Phoneticians transcribe connected speech by marking how words and syllables go together and by following how the melody of language changes. Many phoneticians indicate pauses with special markings (such as [ǀ] for a short break, and [ǁ] for a longer break). You can show changes in with a drawn line called a pitch plot or by more sophisticated schemes, such as the tones and break indices (ToBI) system. Here are some important terms to know when considering speech melody:

  • Compounding: When two words come together to form a new meaning (such as "light" and "house" becoming "lighthouse." In such a case, more stress is given to the first than the second part.

  • Focus: Also known as emphatic stress. When stress is used to highlight part of a phrase or sentence.

  • Juncture: How words and syllables are connected in language.

  • Intonational phrase: Also known as a tonic unit, tonic phrase, or tone group. Pattern of pitch changes that matches up in a meaningful way with a part of a sentence.

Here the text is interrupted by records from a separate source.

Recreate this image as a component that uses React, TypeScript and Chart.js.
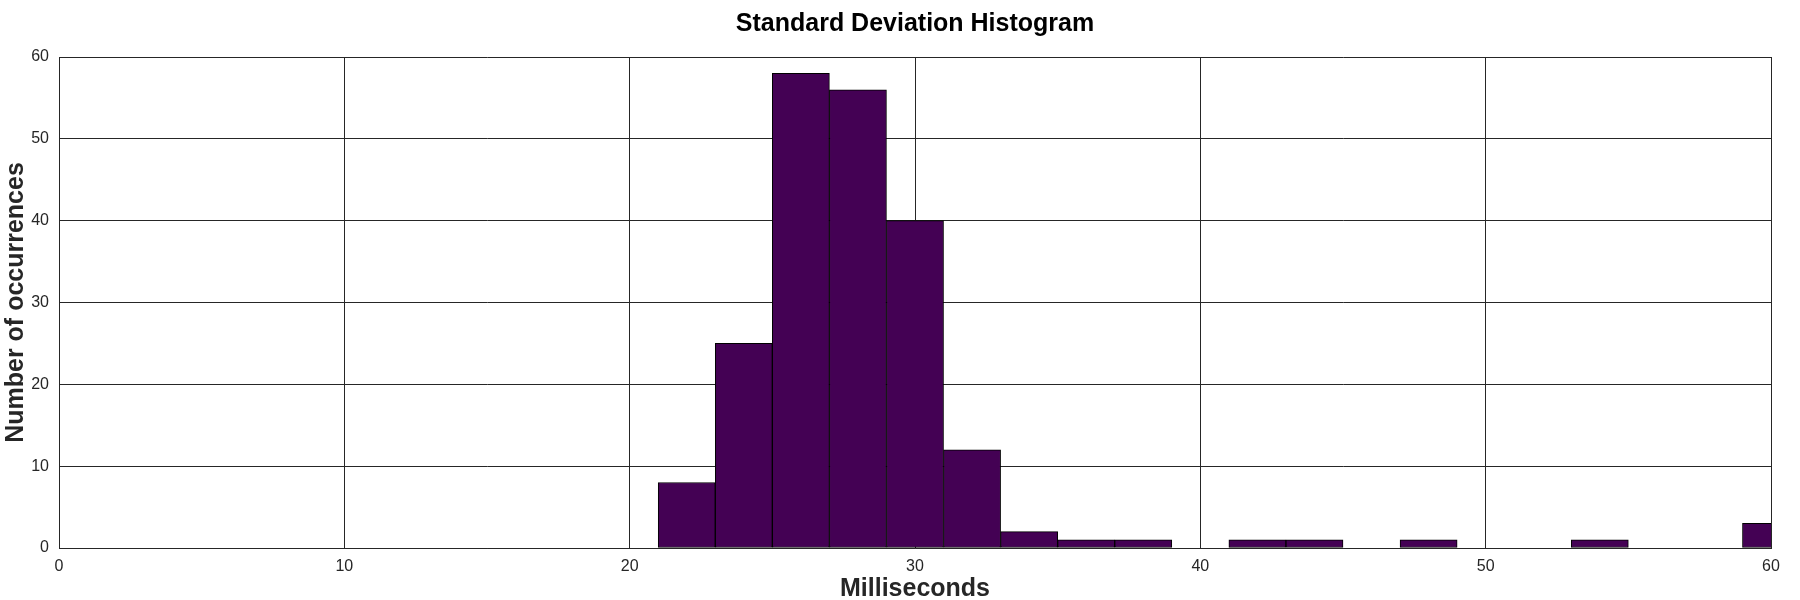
import React, { useEffect, useRef } from "react";
import { Chart, registerables } from "chart.js";

Chart.register(...registerables);

// Histogram bins (ms): each bin starts at binStarts[i] and is binWidth wide
const binWidth = 2;
const binStarts = [21, 23, 25, 27, 29, 31, 33, 35, 37, 39, 41, 43, 45, 47, 49, 51, 53, 55, 57, 59];
const counts = [8, 25, 58, 56, 40, 12, 2, 1, 1, 0, 1, 1, 0, 1, 0, 0, 1, 0, 0, 3];

const xMin = 0;
const xMax = 60;
const xStep = 10;
const yMin = 0;
const yMax = 60;
const yStep = 10;

const titleText = "Standard Deviation Histogram";
const xTitle = "Milliseconds";
const yTitle = "Number of occurrences";

const FONT = "'Liberation Sans', Arial, Helvetica, sans-serif";
const AXIS_COLOR = "#262626";
const BAR_COLOR = "#440154";

export default function App() {
  const canvasRef = useRef<HTMLCanvasElement | null>(null);

  useEffect(() => {
    if (!canvasRef.current) return;
    const data = binStarts.map((s, i) => ({ x: s + binWidth / 2, y: counts[i] }));
    const chart = new Chart(canvasRef.current, {
      type: "bar",
      data: {
        datasets: [
          {
            data,
            backgroundColor: BAR_COLOR,
            borderColor: "#000000",
            borderWidth: 1,
            borderSkipped: false,
            barPercentage: 1,
            categoryPercentage: 1,
          },
        ],
      },
      options: {
        animation: false,
        responsive: true,
        maintainAspectRatio: false,
        devicePixelRatio: 1,
        layout: { padding: { left: 0, right: 29, top: 0, bottom: 0 } },
        plugins: {
          legend: { display: false },
          tooltip: { enabled: false },
          title: {
            display: true,
            fullSize: false,
            text: titleText,
            color: "#000000",
            font: { family: FONT, size: 25, weight: "bold", lineHeight: 1.2 },
            padding: { top: 9, bottom: 18 },
          },
        },
        scales: {
          x: {
            type: "linear",
            min: xMin,
            max: xMax,
            offset: false,
            afterFit: (scale: any) => {
              scale.height = 52;
            },
            ticks: {
              stepSize: xStep,
              color: AXIS_COLOR,
              font: { family: FONT, size: 16 },
              padding: 9,
              maxRotation: 0,
            },
            grid: {
              offset: false,
              color: AXIS_COLOR,
              lineWidth: 1,
              drawTicks: false,
            },
            border: { display: true, color: AXIS_COLOR, width: 1 },
            title: {
              display: true,
              text: xTitle,
              color: AXIS_COLOR,
              font: { family: FONT, size: 25, weight: "bold", lineHeight: 1 },
              padding: { top: 0, bottom: -2 },
            },
          },
          y: {
            type: "linear",
            min: yMin,
            max: yMax,
            afterFit: (scale: any) => {
              scale.width = 59;
            },
            ticks: {
              stepSize: yStep,
              color: AXIS_COLOR,
              font: { family: FONT, size: 16 },
              padding: 10,
            },
            grid: {
              color: AXIS_COLOR,
              lineWidth: 1,
              drawTicks: false,
            },
            border: { display: true, color: AXIS_COLOR, width: 1 },
            title: {
              display: true,
              text: yTitle,
              color: AXIS_COLOR,
              font: { family: FONT, size: 25, weight: "bold", lineHeight: 1 },
              padding: { top: 4, bottom: 0 },
            },
          },
        },
      },
    });
    return () => chart.destroy();
  }, []);

  return (
    <div style={{ position: "fixed", left: 0, top: 0, width: 1800, height: 600, background: "#ffffff" }}>
      <canvas ref={canvasRef} />
    </div>
  );
}
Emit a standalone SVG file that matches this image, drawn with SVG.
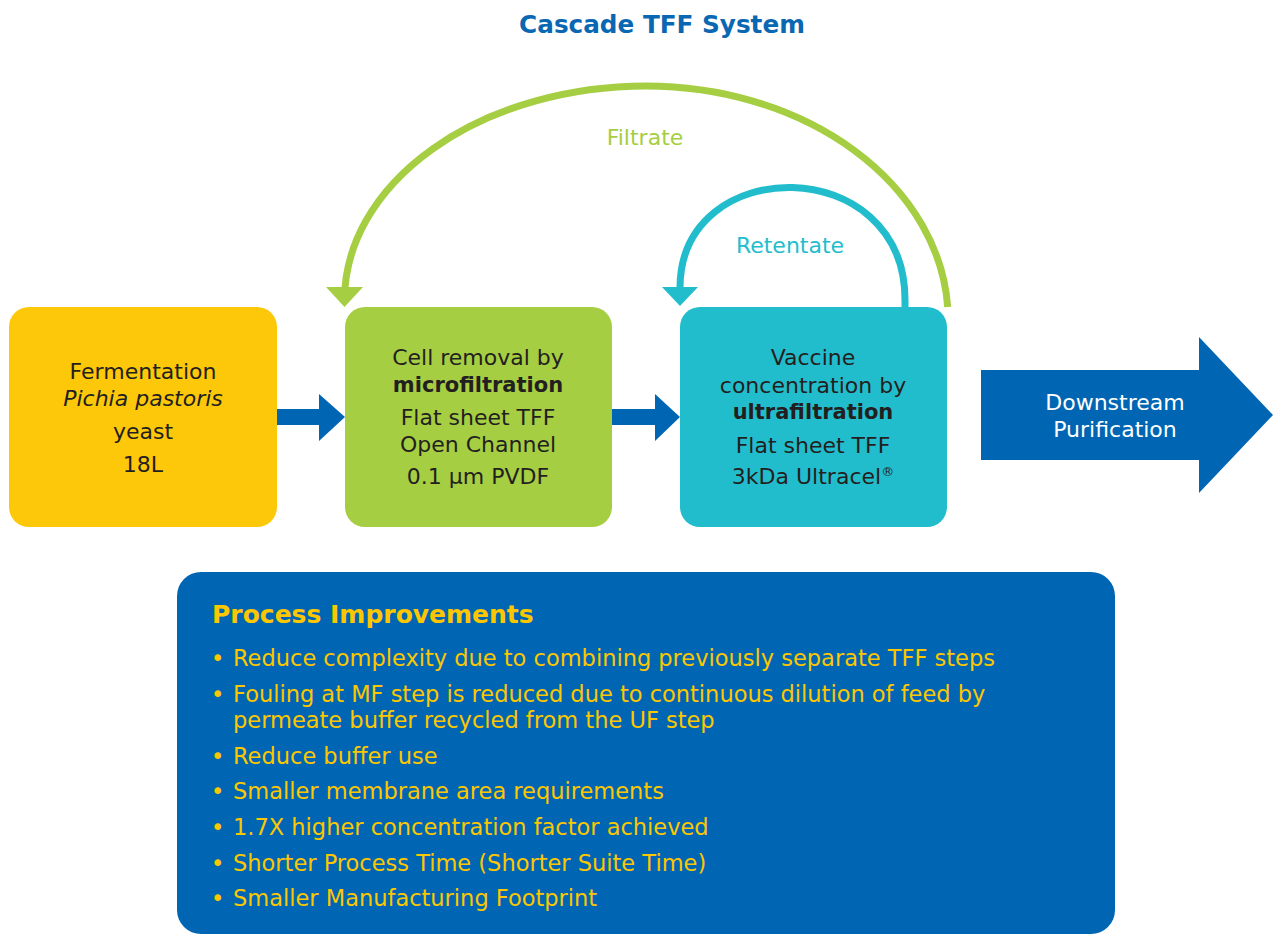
<svg xmlns="http://www.w3.org/2000/svg" width="1273" height="935" viewBox="0 0 1273 935">
<style>
text{font-family:"DejaVu Sans",Verdana,sans-serif;font-size:22px}
.c{text-anchor:middle}
.dk{fill:#231f20}
.b{font-weight:bold}
.bb{font-weight:bold;font-size:21px}
.y{fill:#fcc600;font-size:22.5px}
</style>
<rect width="1273" height="935" fill="#ffffff"/>
<text class="c b" x="662" y="33" fill="#0a67b2" style="font-size:24.7px">Cascade TFF System</text>
<g id="connectors">
  <path d="M947.7,307 A302,234 0 0 0 646,86 A302,214 0 0 0 344.5,300 L344.5,288" fill="none" stroke="#a6ce42" stroke-width="7"/>
  <polygon points="326,287 363,287 344.5,307" fill="#a6ce42"/>
  <path d="M905,307 L905,300 C905,152 680,152 680,288" fill="none" stroke="#22bdcd" stroke-width="7"/>
  <polygon points="662,287 698,287 680,306" fill="#22bdcd"/>
  <polygon points="277,409 319,409 319,394 345,417 319,441 319,425 277,425" fill="#0066b3"/>
  <polygon points="612,409 655,409 655,394 680,417 655,441 655,425 612,425" fill="#0066b3"/>
  <text class="c" x="645" y="145" fill="#a6ce42">Filtrate</text>
  <text class="c" x="790" y="253" fill="#22bdcd">Retentate</text>
</g>
<g id="fermentation">
  <rect x="9" y="307" width="268" height="220" rx="20" fill="#fec80a"/>
  <text class="c dk" x="143" y="379">Fermentation</text>
  <text class="c dk" x="143" y="406" font-style="italic">Pichia pastoris</text>
  <text class="c dk" x="143" y="439">yeast</text>
  <text class="c dk" x="143" y="472">18L</text>
</g>
<g id="microfiltration">
  <rect x="345" y="307" width="267" height="220" rx="20" fill="#a6ce42"/>
  <text class="c dk" x="478" y="365">Cell removal by</text>
  <text class="c dk bb" x="478" y="392">microfiltration</text>
  <text class="c dk" x="478" y="425">Flat sheet TFF</text>
  <text class="c dk" x="478" y="452">Open Channel</text>
  <text class="c dk" x="478" y="484">0.1 µm PVDF</text>
</g>
<g id="ultrafiltration">
  <rect x="680" y="307" width="267" height="220" rx="20" fill="#22bdcd"/>
  <text class="c dk" x="813" y="365">Vaccine</text>
  <text class="c dk" x="813" y="393">concentration by</text>
  <text class="c dk bb" x="813" y="419">ultrafiltration</text>
  <text class="c dk" x="813" y="453">Flat sheet TFF</text>
  <text class="c dk" x="813" y="484">3kDa Ultracel<tspan dy="-8" style="font-size:13px">®</tspan></text>
</g>
<g id="downstream">
  <polygon points="981,370 1199,370 1199,337 1273,415 1199,493 1199,460 981,460" fill="#0066b3"/>
  <text class="c" x="1115" y="410" fill="#ffffff">Downstream</text>
  <text class="c" x="1115" y="437" fill="#ffffff">Purification</text>
</g>
<g id="improvements">
  <rect x="177" y="572" width="938" height="362" rx="24" fill="#0066b3"/>
  <text class="b" x="212" y="623" fill="#fcc600" style="font-size:25px">Process Improvements</text>
  <text class="y" x="211" y="666">•</text><text class="y" x="233" y="666">Reduce complexity due to combining previously separate TFF steps</text>
  <text class="y" x="211" y="702">•</text><text class="y" x="233" y="702">Fouling at MF step is reduced due to continuous dilution of feed by</text>
  <text class="y" x="233" y="728">permeate buffer recycled from the UF step</text>
  <text class="y" x="211" y="764">•</text><text class="y" x="233" y="764">Reduce buffer use</text>
  <text class="y" x="211" y="799">•</text><text class="y" x="233" y="799">Smaller membrane area requirements</text>
  <text class="y" x="211" y="835">•</text><text class="y" x="233" y="835">1.7X higher concentration factor achieved</text>
  <text class="y" x="211" y="871">•</text><text class="y" x="233" y="871">Shorter Process Time (Shorter Suite Time)</text>
  <text class="y" x="211" y="906">•</text><text class="y" x="233" y="906">Smaller Manufacturing Footprint</text>
</g>
</svg>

  • Lexical stress: When stress plays a word-specific role in language, such as in English where you can't put stress on the wrong "syllable."

  • Sentence-level intonation: The use of spoken pitch to change the meaning of a sentence or phrase. For example, an English statement usually has falling pitch (high to low), while a yes/no question has a rising pitch (low to high).

  • Stress: Relative emphasis given to certain syllables. In English, a stressed syllable is louder, longer, and higher in sound.

  • Syllable: Unit of spoken language consisting of a single uninterrupted sound formed by a vowel, diphthong, or syllabic consonant, with optional sounds before or after it.

  • Tonic syllable: An important concept for many theories of prosody, the syllable that carries the most pitch changes in an intonational phrase.

  • ToBi: Tone and break indices. A set of conventions used for working with speech prosody. Although originally designed for English, ToBI is now adapted to work with a few other languages.